Team Facts & News
The Olympiad is a nine-day international competition among pre-university students from more than 60 nations. — AAPT.ORG
Meet the Team
Mission San Jose High School
Reading, playing tennis, sketching, folding origami, listening to music, overthinking simple problems
Tennis Team, Math Club, Academic Challenge, Tech and Robotics, Science Olympiad, Circuitry Club, the Smoke Signal (school newspaper)
U.S. Physics Team Member (2015); USAPhO Semifinalist (2013-2016); AP Physics C: Mechanics perfect score (2014); AIME Qualifier (2012-2016); USAJMO Qualifier (2013); AMC 8 perfect score (2013); NorCal MathCounts 1st place team, Countdown 4th place (2013); National Science Bowl 1st place team (2012); Science Olympiad (2015)
As with many of the finalists, my interest in physics stems from my participation in math competitions. And how did I get involved in math competitions? As a child, I loved science, and I knew that for my planned future career as a mad scientist, I would need to learn math. Physics is the result of putting math and science in a blender: two of my passions in one field, much like my other childhood dream of being an astronaut chef (though that didn’t pan out as well).

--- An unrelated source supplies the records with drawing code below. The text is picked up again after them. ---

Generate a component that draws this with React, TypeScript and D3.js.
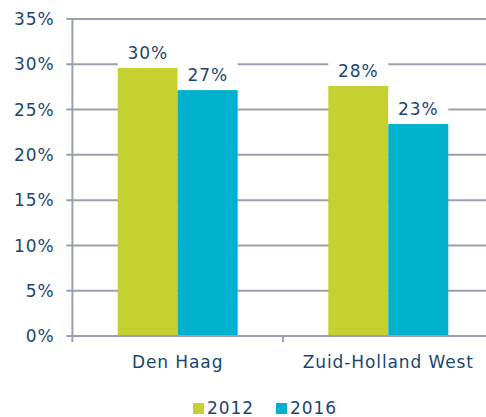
import React, { useEffect, useRef } from 'react'
import * as d3 from 'd3'

const categories = ['Den Haag', 'Zuid-Holland West']
const series = ['2012', '2016']
const values2012 = [29.6, 27.6]
const values2016 = [27.15, 23.4]
const labels2012 = ['30%', '28%']
const labels2016 = ['27%', '23%']
const yTicks = [0, 5, 10, 15, 20, 25, 30, 35]
const colors = ['#c5d130', '#00b2cd']

const W = 486
const H = 417
const textColor = '#1b4670'
const gridColor = '#9aa0ad'
const font = 'Verdana, "DejaVu Sans", sans-serif'
const fontSize = '17px'
const spacing = '0.9px'

export default function App() {
  const ref = useRef<SVGSVGElement>(null)

  useEffect(() => {
    const svg = d3.select(ref.current)
    svg.selectAll('*').remove()

    const margin = { left: 72.4, top: 19, bottom: 81 }
    const plotRight = 493.6
    const bottom = H - margin.bottom

    const x = d3.scaleBand().domain(categories).range([margin.left, plotRight]).padding(0)
    const y = d3.scaleLinear().domain([0, 35]).range([bottom, margin.top])
    const xSub = d3.scaleBand().domain(series).range([0, x.bandwidth()]).paddingInner(0).paddingOuter(0.755)

    const txt = (sel: any) => sel
      .attr('fill', textColor)
      .style('font-family', font)
      .style('font-size', fontSize)
      .style('letter-spacing', spacing)

    // gridlines
    svg.append('g')
      .selectAll('line')
      .data(yTicks.filter(d => d > 0))
      .enter().append('line')
      .attr('x1', margin.left - 6).attr('x2', plotRight)
      .attr('y1', d => y(d)).attr('y2', d => y(d))
      .attr('stroke', gridColor).attr('stroke-width', 2)

    // y tick labels
    svg.append('g')
      .selectAll('text')
      .data(yTicks)
      .enter().append('text')
      .attr('x', 54.5)
      .attr('y', d => y(d))
      .attr('dy', '0.36em')
      .attr('text-anchor', 'end')
      .call(txt)
      .text(d => d + '%')

    const rows = categories.map((c, i) => ({
      cat: c,
      vals: [
        { key: series[0], v: values2012[i], label: labels2012[i] },
        { key: series[1], v: values2016[i], label: labels2016[i] },
      ],
    }))

    const groups = svg.append('g')
      .selectAll('g')
      .data(rows)
      .enter().append('g')
      .attr('transform', d => 'translate(' + x(d.cat) + ',0)')

    groups.selectAll('rect.bar')
      .data(d => d.vals)
      .enter().append('rect')
      .attr('class', 'bar')
      .attr('x', d => xSub(d.key)!)
      .attr('y', d => y(d.v))
      .attr('width', xSub.bandwidth())
      .attr('height', d => bottom - y(d.v))
      .attr('fill', (d, i) => colors[i])

    // label backgrounds
    groups.selectAll('rect.lbl')
      .data(d => d.vals)
      .enter().append('rect')
      .attr('class', 'lbl')
      .attr('x', d => xSub(d.key)!)
      .attr('y', d => y(d.v) - 30)
      .attr('width', xSub.bandwidth())
      .attr('height', 28.5)
      .attr('fill', '#ffffff')

    groups.selectAll('text')
      .data(d => d.vals)
      .enter().append('text')
      .attr('x', d => xSub(d.key)! + xSub.bandwidth() / 2)
      .attr('y', d => y(d.v) - 9)
      .attr('text-anchor', 'middle')
      .call(txt)
      .text(d => d.label)

    // axes lines
    svg.append('line')
      .attr('x1', margin.left).attr('x2', margin.left)
      .attr('y1', margin.top).attr('y2', bottom + 6)
      .attr('stroke', gridColor).attr('stroke-width', 2)
    svg.append('line')
      .attr('x1', margin.left - 6).attr('x2', plotRight)
      .attr('y1', bottom).attr('y2', bottom)
      .attr('stroke', gridColor).attr('stroke-width', 2)
    svg.append('line')
      .attr('x1', margin.left + x.bandwidth()).attr('x2', margin.left + x.bandwidth())
      .attr('y1', bottom).attr('y2', bottom + 6)
      .attr('stroke', gridColor).attr('stroke-width', 2)

    // category labels
    svg.append('g')
      .selectAll('text')
      .data(categories)
      .enter().append('text')
      .attr('x', d => x(d)! + x.bandwidth() / 2)
      .attr('y', 368)
      .attr('text-anchor', 'middle')
      .call(txt)
      .text(d => d)

    // legend
    const legendX = [193, 276]
    const leg = svg.append('g')
    series.forEach((s, i) => {
      leg.append('rect')
        .attr('x', legendX[i]).attr('y', 403)
        .attr('width', 11).attr('height', 11)
        .attr('fill', colors[i])
      leg.append('text')
        .attr('x', legendX[i] + 14).attr('y', 414)
        .call(txt)
        .text(s)
    })
  }, [])

  return (
    <svg ref={ref} width={W} height={H} style={{ position: 'absolute', left: 0, top: 0, background: '#fff' }} />
  )
}
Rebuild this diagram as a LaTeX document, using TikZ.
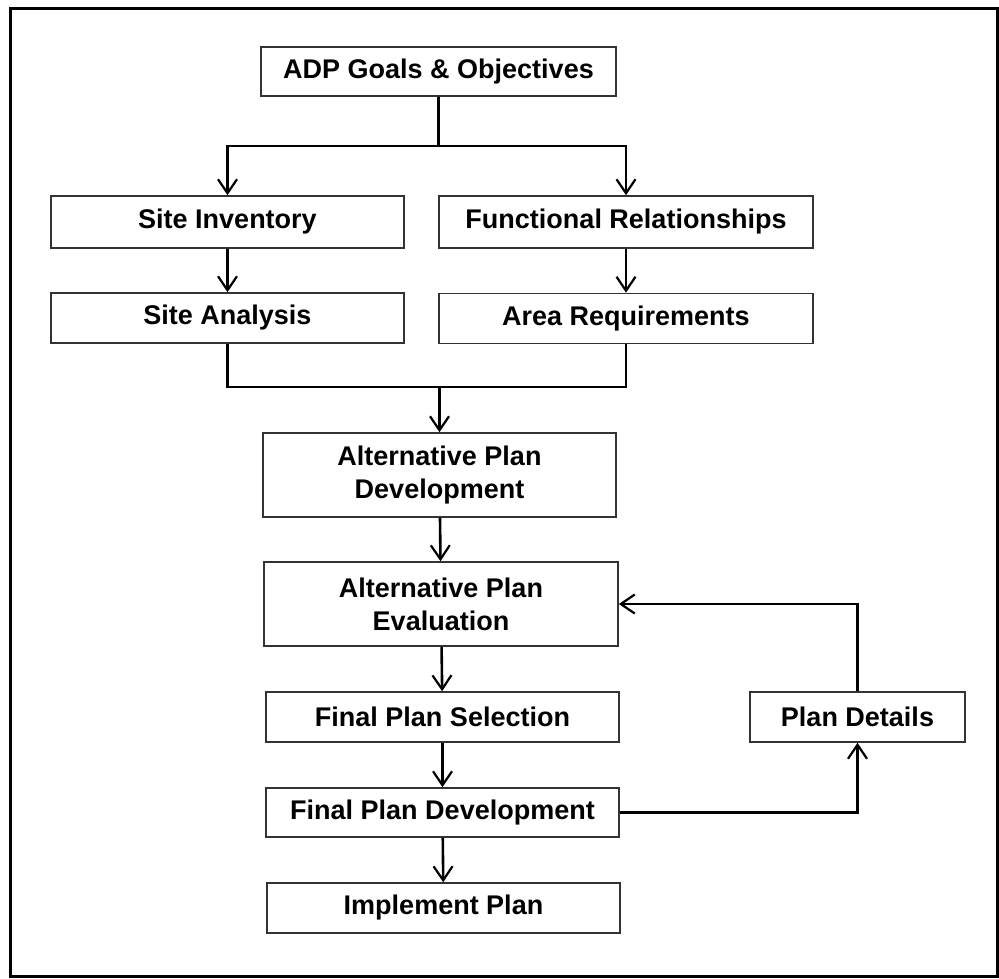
\documentclass[tikz,border=0pt]{standalone}
\usepackage{fontspec}
\setmainfont{Liberation Sans}
\usepackage{tikz}
\usetikzlibrary{arrows.meta,positioning}

\tikzset{
  stage/.style={draw=black!80, line width=1.6pt, fill=white, inner sep=0pt,
    minimum height=50pt, align=center,
    font=\fontsize{27}{33}\selectfont\bfseries},
  conn/.style={line width=2.6pt, black},
  flow/.style={conn, -{Straight Barb[length=14pt, width=19pt, line width=2.2pt]}},
}

\begin{document}
\begin{tikzpicture}[x=1pt, y=-1pt]
	\useasboundingbox (0,0) rectangle (999,978);
	\draw[line width=3pt] (10,8) rectangle (997.5,976.5);

	\node[stage, minimum width=355pt, minimum height=49pt] (goals) at (438.5,71.5) {ADP Goals \& Objectives};
	\node[stage, minimum width=353pt, minimum height=52pt] (inv) at (227.5,222) {Site Inventory};
	\node[stage, minimum width=374pt, minimum height=52pt] (func) at (626,222) {Functional Relationships};
	\node[stage, minimum width=353pt] (ana) at (227.5,318) {Site Analysis};
	\node[stage, minimum width=374pt] (area) at (626,318.5) {Area Requirements};
	\node[stage, minimum width=353pt, minimum height=84pt] (dev) at (439.5,475) {Alternative Plan\\Development};
	\node[stage, minimum width=354pt, minimum height=84pt] (eval) at (441,604) {Alternative Plan\\Evaluation};
	\node[stage, minimum width=353pt] (sel) at (442.5,717) {Final Plan Selection};
	\node[stage, minimum width=215pt] (details) at (857.5,717) {Plan Details};
	\node[stage, minimum width=353pt, minimum height=49pt] (fdev) at (442.5,812.5) {Final Plan Development};
	\node[stage, minimum width=353pt] (impl) at (443.5,908) {Implement Plan};

	\coordinate (split) at (438.5,146);
	\coordinate (merge) at (439.5,387);

	\draw[conn] (goals) -- (split);
	\draw[flow] (split) -| (inv);
	\draw[flow] (split) -| (func);
	\draw[flow] (inv) -- (ana);
	\draw[flow] (func) -- (area);
	\draw[conn] (ana) |- (merge);
	\draw[conn] (area) |- (merge);
	\draw[flow] (merge) -- (dev);
	\draw[flow] (dev) -- (eval);
	\draw[flow] (eval) -- (sel);
	\draw[flow] (sel) -- (fdev);
	\draw[flow] (fdev) -- (impl);
	\draw[flow] (fdev) -| (details);
	\draw[flow] (details) |- (eval);
\end{tikzpicture}
\end{document}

I’ve often been told that I’m patient and detail-oriented, which is most likely a polite way of saying I take forever to finish things. In the long-ago years before high school, when I had time to spare, I would spend hours shading scales in drawings of dragons or folding the feathers of origami eagles. This has stood me in good stead when solving physics problems; rather than tearing my hair out in frustration over the incomprehensibility of the solution, I use the incredibly useful tool known as the Internet to understand unfamiliar concepts (incidentally how I ended up reading The Feynman Lectures on Physics). Working on what starts out as a seemingly straightforward thermodynamics problem can lead to hours of trawling through webpages to understand the derivation of the Clausius Theorem or the different interpretations of entropy. Perhaps this isn’t the most efficient way of learning physics, but it’s both thorough and satisfying.
‘Why?’ was a question I asked every day as a child, second only to my exclamations of ‘no!’. Physics not only gave me the answers, but also explained why the answers made sense. No longer did I have to simply trust in the textbook when I could derive the equations for myself. To me, physics is the most elegant and all-encompassing of the sciences, able to describe vast multitudes of phenomena in a few (relatively) simple equations. Physics gives math a form in the real world; I learned calculus through studying physics, able to understand infinitesimals as tiny distances or volumes.
I would like to acknowledge my teachers, family, and friends for their support and guidance, and for standing by me through the years. Without their help, I never could have made it this far. Whether for the sound advice, constant encouragement, or friendly competition, I thank them for all that they’ve done, and I’m grateful to have such amazing people in my life.
As for the rest of the 2016 U.S. Physics Team, congratulations! I look forward to seeing both new and old faces this summer, and I’m honored to be a part of the team again.